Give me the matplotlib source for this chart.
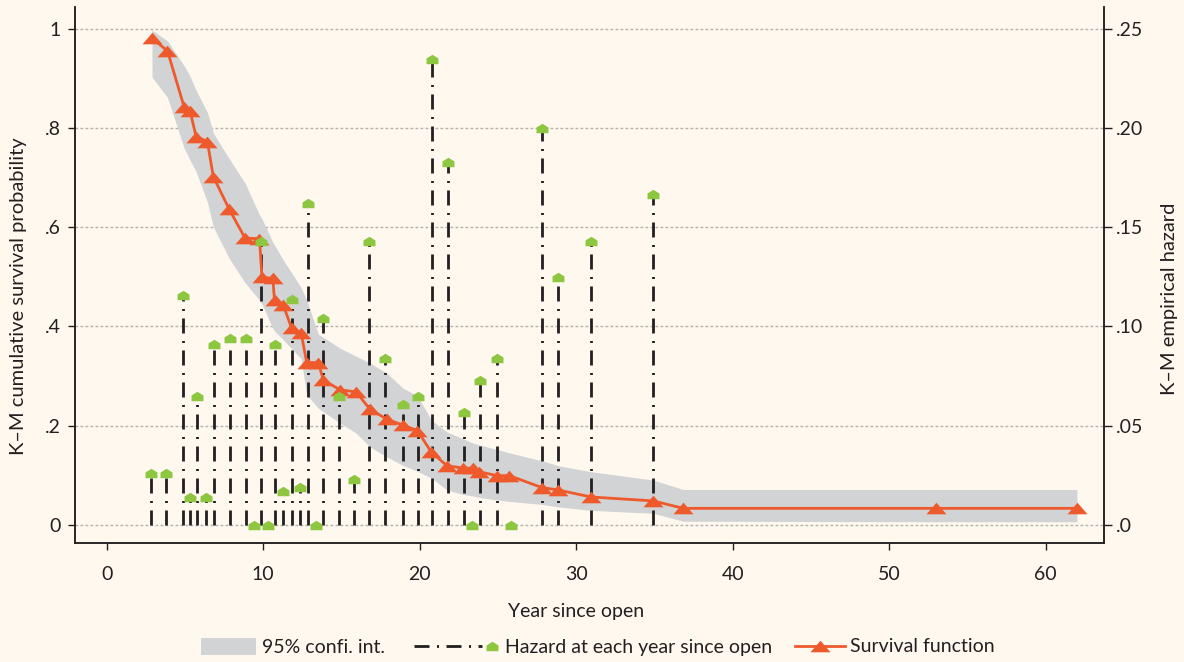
import matplotlib
matplotlib.use("Agg")
import matplotlib.pyplot as plt
import numpy as np
from matplotlib.path import Path
from matplotlib.lines import Line2D
from matplotlib.patches import Patch
from matplotlib.legend_handler import HandlerBase

plt.rcParams['font.family'] = ['Lato', 'DejaVu Sans']

# Kaplan-Meier survival estimate and its 95% confidence band
surv_years = [2.89, 3.88, 4.94, 5.32, 5.71, 6.43, 6.81, 7.83, 8.84, 9.76, 9.92,
              10.61, 10.72, 11.28, 11.82, 12.42, 12.78, 13.52, 13.84, 14.91, 15.93,
              16.82, 17.89, 18.91, 19.85, 20.75, 21.74, 22.79, 23.39, 23.81, 24.92,
              25.73, 27.80, 28.86, 30.93, 34.93, 36.84, 52.99, 62.0]
survival = [0.981, 0.956, 0.843, 0.835, 0.783, 0.773, 0.702, 0.636, 0.578, 0.577, 0.499,
            0.497, 0.453, 0.443, 0.396, 0.387, 0.327, 0.327, 0.292, 0.272, 0.268,
            0.233, 0.213, 0.201, 0.190, 0.146, 0.119, 0.114, 0.114, 0.107, 0.099,
            0.099, 0.075, 0.070, 0.056, 0.048, 0.033, 0.033, 0.033]
ci_upper = [0.998, 0.976, 0.926, 0.905, 0.876, 0.832, 0.790, 0.738, 0.689, 0.625, 0.617,
            0.570, 0.564, 0.534, 0.508, 0.478, 0.453, 0.384, 0.378, 0.356, 0.340,
            0.326, 0.306, 0.276, 0.260, 0.211, 0.187, 0.173, 0.165, 0.161, 0.152,
            0.145, 0.129, 0.119, 0.107, 0.090, 0.071, 0.071, 0.071]
ci_lower = [0.903, 0.862, 0.760, 0.736, 0.712, 0.651, 0.601, 0.537, 0.488, 0.453, 0.445,
            0.396, 0.391, 0.373, 0.355, 0.335, 0.262, 0.235, 0.228, 0.205, 0.185,
            0.157, 0.137, 0.120, 0.108, 0.094, 0.070, 0.061, 0.058, 0.055, 0.050,
            0.047, 0.041, 0.036, 0.029, 0.023, 0.007, 0.006, 0.006]

# Empirical hazard at each year since open
haz_years = [2.83, 3.79, 4.86, 5.32, 5.79, 6.35, 6.88, 7.88, 8.90, 9.41, 9.86, 10.31,
             10.76, 11.28, 11.82, 12.35, 12.84, 13.36, 13.84, 14.82, 15.80, 16.78,
             17.80, 18.91, 19.91, 20.79, 21.83, 22.83, 23.32, 23.83, 24.94, 25.83,
             27.83, 28.86, 30.95, 34.93]
hazard = [0.026, 0.026, 0.116, 0.014, 0.065, 0.014, 0.091, 0.094, 0.094, 0.0, 0.143, 0.0,
          0.091, 0.017, 0.114, 0.019, 0.162, 0.0, 0.104, 0.065, 0.023, 0.143,
          0.084, 0.061, 0.065, 0.235, 0.183, 0.057, 0.0, 0.073, 0.084, 0.0,
          0.200, 0.125, 0.143, 0.167]

x_ticks = [0, 10, 20, 30, 40, 50, 60]
surv_ticks = [0, 0.2, 0.4, 0.6, 0.8, 1.0]
surv_labels = ['0', '.2', '.4', '.6', '.8', '1']
haz_ticks = [0, 0.05, 0.10, 0.15, 0.20, 0.25]
haz_labels = ['.0', '.05', '.10', '.15', '.20', '.25']

BG = '#fef8ef'
INK = '#231f20'
BAND = '#d1d3d4'
ORANGE = '#ee5a2c'
GREEN = '#8dc63f'
STEM_STYLE = (0, (5.4, 2.7, 0.72, 2.7))

house = Path([(-1, -0.79), (1, -0.79), (1, 0.17), (0, 0.79), (-1, 0.17), (-1, -0.79)],
             [Path.MOVETO, Path.LINETO, Path.LINETO, Path.LINETO, Path.LINETO, Path.CLOSEPOLY])
tri = Path([(-1, -0.58), (1, -0.58), (0, 0.58), (-1, -0.58)],
           [Path.MOVETO, Path.LINETO, Path.LINETO, Path.CLOSEPOLY])

fig = plt.figure(figsize=(11.84, 6.62), dpi=100, facecolor=BG)
ax = fig.add_axes([75 / 1184, 1 - 543 / 662, 1029 / 1184, 536 / 662])
ax.set_facecolor(BG)

ylo, yhi = -0.0369, 1.0444
ax.set_xlim(-2.03, 63.73)
ax.set_ylim(ylo, yhi)

# confidence band
ax.fill_between(surv_years, ci_lower, ci_upper, color=BAND, linewidth=0, zorder=1)

# dotted horizontal grid
ax.set_axisbelow(True)
ax.yaxis.grid(True, color='#b4b2ac', linestyle=(0, (2.0, 1.6)), linewidth=1.0)

ax.set_xticks(x_ticks)
ax.set_yticks(surv_ticks)
ax.set_yticklabels(surv_labels)
ax.tick_params(axis='both', colors=INK, labelcolor=INK, labelsize=14, width=1.0, length=5.2)
ax.tick_params(axis='x', pad=11)
ax.tick_params(axis='y', pad=5)
for side in ('left', 'bottom', 'right'):
    ax.spines[side].set_color(INK)
    ax.spines[side].set_linewidth(1.1)
ax.spines['top'].set_visible(False)

ax.set_xlabel('Year since open', fontsize=14, color=INK)
ax.xaxis.set_label_coords((576 - 75) / 1029, -0.112)
ax.set_ylabel('K–M cumulative survival probability', fontsize=14.5, color=INK)
ax.yaxis.set_label_coords((27 - 75) / 1029, 0.46)

# hazard axis on the right
ax2 = ax.twinx()
ax2.set_ylim(ylo / 4, yhi / 4)
ax2.set_yticks(haz_ticks)
ax2.set_yticklabels(haz_labels)
ax2.tick_params(axis='y', colors=INK, labelcolor=INK, labelsize=14, width=1.0, length=5.5, pad=3)
ax2.spines['top'].set_visible(False)
for side in ('left', 'bottom', 'right'):
    ax2.spines[side].set_color(INK)
    ax2.spines[side].set_linewidth(1.1)
ax2.set_ylabel('K–M empirical hazard', fontsize=14.5, color=INK, rotation=90)
ax2.yaxis.set_label_coords((1161 - 75) / 1029, 0.455)

hx = np.array(haz_years)
hy = np.array(hazard)
pos = hy > 0
ax2.vlines(hx[pos], 0, hy[pos], colors=INK, linewidth=2.0, linestyles=[STEM_STYLE], zorder=2)

# survival curve (on the left-hand scale)
surv_line, = ax2.plot(surv_years, survival, color=ORANGE, linewidth=2.0, marker=tri,
                      markersize=14.4, markerfacecolor=ORANGE, markeredgewidth=0,
                      transform=ax.transData, zorder=3)

haz_marks, = ax2.plot(hx, hy, linestyle='none', marker=house, markersize=8.6,
                      markerfacecolor=GREEN, markeredgewidth=0, zorder=4)


class HazardHandler(HandlerBase):
    def create_artists(self, legend, orig_handle, xdescent, ydescent, width, height,
                       fontsize, trans):
        y = height / 2 - ydescent
        x0 = -xdescent
        line = Line2D([x0, x0 + width * 0.81], [y, y], color=INK, linewidth=2.0,
                      linestyle=STEM_STYLE)
        mk = Line2D([x0 + width * 0.93], [y], linestyle='none', marker=house,
                    markersize=8.6, markerfacecolor=GREEN, markeredgewidth=0)
        line.set_transform(trans)
        mk.set_transform(trans)
        return [line, mk]


leg_y = 1 - 647 / 662
common = dict(loc='center left', frameon=False, fontsize=14, borderpad=0,
              borderaxespad=0, labelcolor=INK)
fig.legend(handles=[Patch(facecolor=BAND, edgecolor='none')], labels=['95% confi. int.'],
           bbox_to_anchor=(201 / 1184, leg_y), handlelength=2.83, handleheight=0.93,
           handletextpad=0.3, **common)
fig.legend(handles=[haz_marks], labels=['Hazard at each year since open'],
           handler_map={haz_marks: HazardHandler()},
           bbox_to_anchor=(414 / 1184, leg_y), handlelength=4.32, handletextpad=0.36,
           **common)
fig.legend(handles=[surv_line], labels=['Survival function'], numpoints=1,
           bbox_to_anchor=(795 / 1184, leg_y), handlelength=2.57, handletextpad=0.26,
           **common)

fig.savefig('out.png', dpi=100, facecolor=BG)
◆ ◆ ◆ ◆ ◆
§ WORK TO COMPLETE
Return exactly what appears from the opening line of the material through the line with "plt.rcParams['font.family'] = ['Lato', 'DejaVu", apart from the pictures.

§ RESULT OF THE EXERCISE
Give me the matplotlib source for this chart.
import matplotlib
matplotlib.use("Agg")
import matplotlib.pyplot as plt
import numpy as np
from matplotlib.path import Path
from matplotlib.lines import Line2D
from matplotlib.patches import Patch
from matplotlib.legend_handler import HandlerBase

plt.rcParams['font.family'] = ['Lato', 'DejaVu Sans']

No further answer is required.